Lesson learned: don’t read reviews before reading the book. I know this; I just sort of forget sometimes. Don’t do that. There’s a lot of negativity out there about this book – and spoilers.
Totally pointless note to start: I’m a little disappointed; when I kept hearing “carriage bolts” I pictured flat door bolts. In fact, they’re just (“just”) basically screws on steroids.
I wish this had been purely and concentratedly the story of this little traumatized family and the big creepy house they relocated to, and the little door in the basement with the extraordinarily excessive thirty-nine carriage bolts securing it. The little door to, apparently, nowhere.
I wish this had been the story of the voices the family – some of them – hear, and the subtle effect the house has on them. Of the investigation into what happened there, and of the axe and the knife and the crowbar, and the twins who had lived there years ago.
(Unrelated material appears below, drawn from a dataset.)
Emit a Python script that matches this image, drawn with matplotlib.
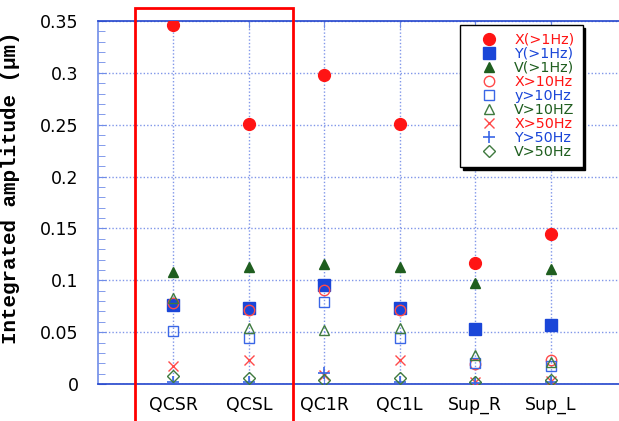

I wish this had not been the story of the “herbalists” of the small Pennsylvania town. It felt in places like a 60’s horror movie, for some reason, with this exclusive, evil club plotting terrible things for a child. It was incredibly creepy that just about everyone in the little town the family has moved to simply know everything about them. Chip or Emily meet someone for the first time, and that person will very casually reveal some piece of information about the family which they not only should have no way of knowing but have no business knowing. It’s also deeply creepy that everyone – especially all of the flower-and-herb-named women – are so fixated on the twins. The prepubescent twin girls. It’s extremely unsettling for everyone to know everything about them, and to engage them the way they did. I do wish, however, that the author didn’t borrow a page from the mystery or fantasy novels that always annoy me by showing the villains’ point of view. Here it is the herbalists who get POV’s, pondering how useful prepubescent, traumatized twin girls would be in whatever creepy things they planned. Of course they don’t perceive themselves as evil; after all, that other child who died wasn’t supposed to die, and really if a child dies isn’t it a fair price for all the benefits so many people derive? If anything, for me it canceled out a lot of the creepiness. I felt it would have been much more effective if point of view had stuck firmly to the family.
And the ending – which I’m not going to talk about, don’t worry – was almost exactly what I would not have chosen to do had I written this.
The narrative used a typical omniscient third person past tense narration for the viewpoints of most of the characters, and a present-tense second person POV for Chip, the pilot. It worked well to emphasize his separation from his family and new neighbors in his grief and confusion and pain – and haunting. In the audiobook, everyone in the third person is read by Alison Fraser, who while not one of my very favorite narrators does a nice job; the little girls’ voices are managed without being annoying, which is a coup. And Chip is read by Mark Bramhall. I was ambivalent about his narration for a while, as his inflections felt off now and then … but as the story developed I appreciated him more and more, and now I can’t imagine anyone else doing it. The transition from affable Chip to the voice of the menacing ghost – a snarling growl that is quite possibly the very last thing I would ever want to hear in the dark – horrifying. Well done.